That 1 sq ft per bird is a rule of thumb often used on here for ventilation requirements. I don't know of any scientific justification fort that number but we need something when people ask and it should work most of the time.
Thanks for mentioning you are in Kentucky. If you modify your profile to show that it will always be available. That can help out in a lot of different ways. Your winters can be pretty cold but not brutal. Your summers can be pretty hot and humid.
Whether summer or winter, you want a small amount of ventilation up high (over the chickens' heads when they are on the roost) to handle any ammonia that might develop from the poop. Ammonia is lighter than air and it doesn't take much of an opening for it to escape. You don't read about ammonia on here much because even a small opening up high handles ammonia. Managing the poop helps also.
In summer, you want ventilation to get rid of heat. Hot air rises but only if there is cooler air to replace it. Gravity is the driving force.
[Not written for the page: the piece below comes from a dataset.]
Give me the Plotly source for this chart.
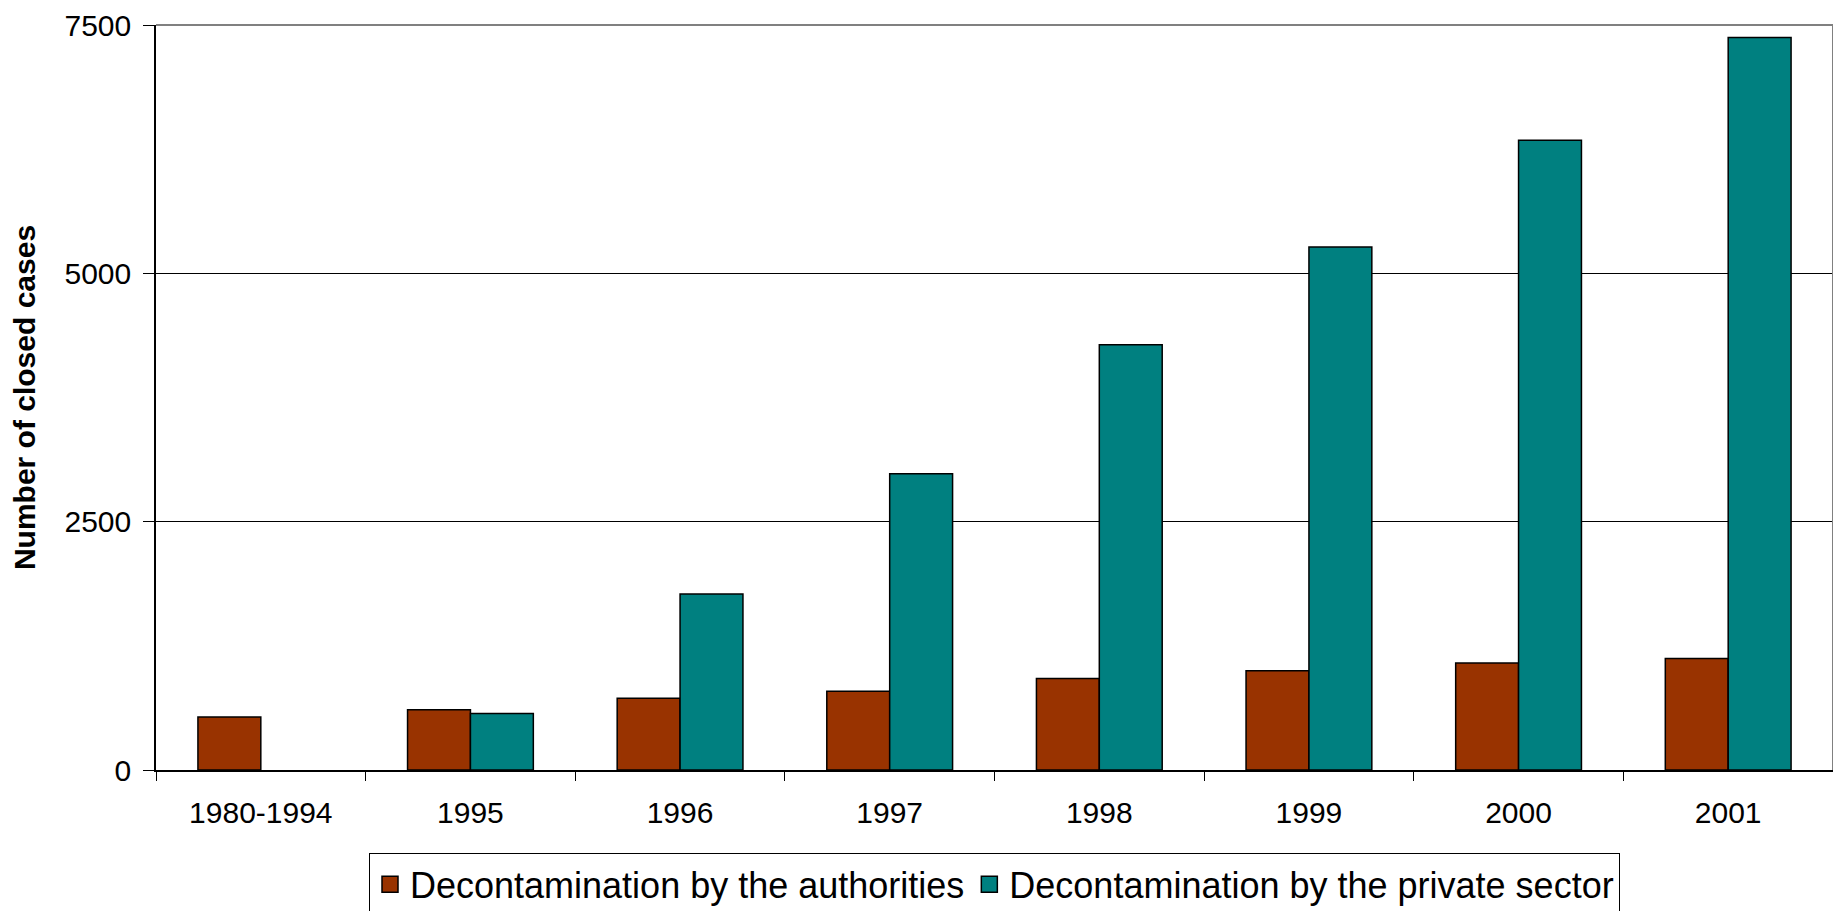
import plotly.graph_objects as go

categories = ["1980-1994", "1995", "1996", "1997", "1998", "1999", "2000", "2001"]
authorities = [533, 607, 723, 792, 920, 999, 1077, 1122]
private_sector = [None, 570, 1773, 2983, 4280, 5264, 6341, 7375]
y_ticks = [0, 2500, 5000, 7500]
series_names = ["Decontamination by the authorities", "Decontamination by the private sector"]
series_colors = ["#993300", "#008080"]

FONT = "Liberation Sans, Arial, sans-serif"

fig = go.Figure()
for name, vals, col in zip(series_names, [authorities, private_sector], series_colors):
    fig.add_trace(go.Bar(
        x=categories, y=vals, name=name, showlegend=False,
        marker=dict(color=col, line=dict(color="black", width=1.5)),
    ))
# legend entries with larger square swatches
for name, col in zip(series_names, series_colors):
    fig.add_trace(go.Scatter(
        x=[categories[0]], y=[None], name=name, mode="markers",
        marker=dict(symbol="square", size=22, color=col, line=dict(color="black", width=1.5)),
    ))

fig.update_layout(
    width=1833, height=903,
    margin=dict(l=148, r=8, t=17, b=141, autoexpand=False),
    paper_bgcolor="white", plot_bgcolor="white",
    barmode="group", bargap=0.4, bargroupgap=0,
    font=dict(family=FONT, color="black", size=30),
    showlegend=True,
    legend=dict(
        orientation="h", x=0.5, xanchor="center", y=-0.112, yanchor="top",
        bordercolor="black", borderwidth=1, bgcolor="white",
        font=dict(family=FONT, size=36, color="black"),
        traceorder="normal", itemwidth=30, tracegroupgap=0,
    ),
    xaxis=dict(
        showline=True, linecolor="black", linewidth=1.5,
        ticks="outside", tickson="boundaries", ticklen=9, tickcolor="black",
        showgrid=False, tickfont=dict(size=30),
        ticklabelstandoff=15,
        fixedrange=True,
    ),
    yaxis=dict(
        range=[0, 7500], tickvals=y_ticks, ticktext=[str(v) for v in y_ticks],
        showline=True, linecolor="black", linewidth=1.5,
        ticks="outside", ticklen=11, tickcolor="black",
        showgrid=True, gridcolor="black", gridwidth=1,
        zeroline=False, tickfont=dict(size=30),
        ticklabelstandoff=6, ticklabeloverflow="allow",
        title=dict(text="<b>Number of closed cases</b>", font=dict(size=30), standoff=22),
    ),
)

# gray frame on top and right of plot area
fig.add_shape(type="line", xref="paper", yref="paper", x0=0, x1=1, y0=1, y1=1,
              line=dict(color="#808080", width=2))
fig.add_shape(type="line", xref="paper", yref="paper", x0=1, x1=1, y0=0, y1=1,
              line=dict(color="#808080", width=2))

fig.write_html("out.html")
The greater difference in the temperature the more air can be moved. There are a lot of different ways to provide venting up high. They can all work though some may be more efficient than others. If the wind is blowing, openings so you get cross breezes can move a lot of air but even if it is dead calm the differences in air temperature will also work. I like to bring air in down low from a cooler spot. That may be shade if your coop is shaded but in Kentucky the coolest spots are likely to the north or east of your coop. The south and west sides get the hotter sun.
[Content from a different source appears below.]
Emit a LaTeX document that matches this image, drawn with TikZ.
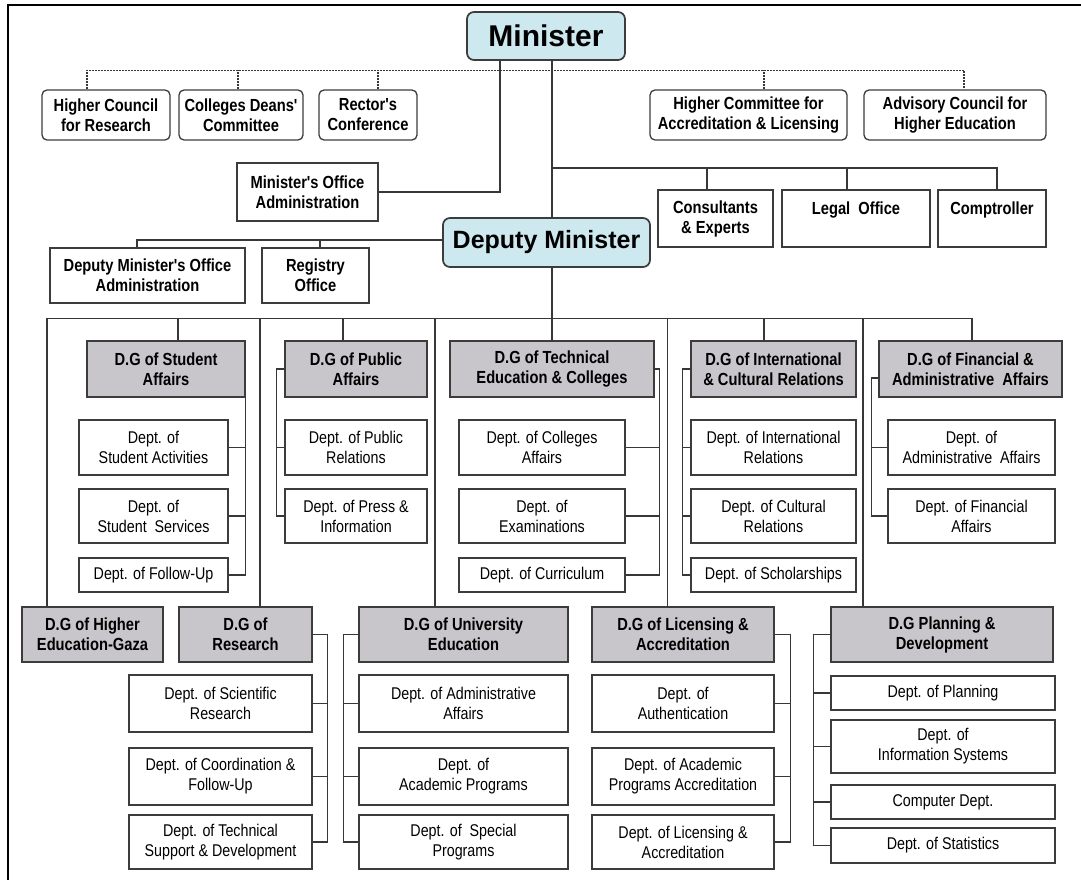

In winter, you have different issues. You want to remove moisture from the air. When temperatures are below freezing, high moisture can lead to frostbite of the comb and wattles. Moist air is lighter than dry air so again you want openings up high. But you also do not want a breeze strong enough to ruffle the feathers to hit them. They stay warm by trapping tiny bits of air in their down, these tiny pockets of air insulate them, just like a down coat can keep you warm in winter. But if a breeze lets those tiny pockets of air escape the down loses its insulating effect.
Air flow in your coop affects that. There are some designs (like the Woods coop) where you can have one wall pretty much open and breezes still do not get back to where the roosts are. But that is a specialty design for colder climates. The way I managed winter ventilation when I was in Arkansas (similar conditions to Kentucky) was to close off my low summer ventilation but I had permanent openings up high on all four sides to get tremendous ventilation up high.
I personally do not see the relevance of a sq ft per chicken number. The only thing I can see where that might have an effect is the moisture produced in winter by an individual chicken's breathing releasing some moisture in the air and the moisture that evaporates from its poop. The heat from the sun on the building in summer or the moisture from sources other than individual chickens like waterers or rain are not individual chicken dependent. Still, you need something to go by and it is as good as any other rule of thumb I can come up with.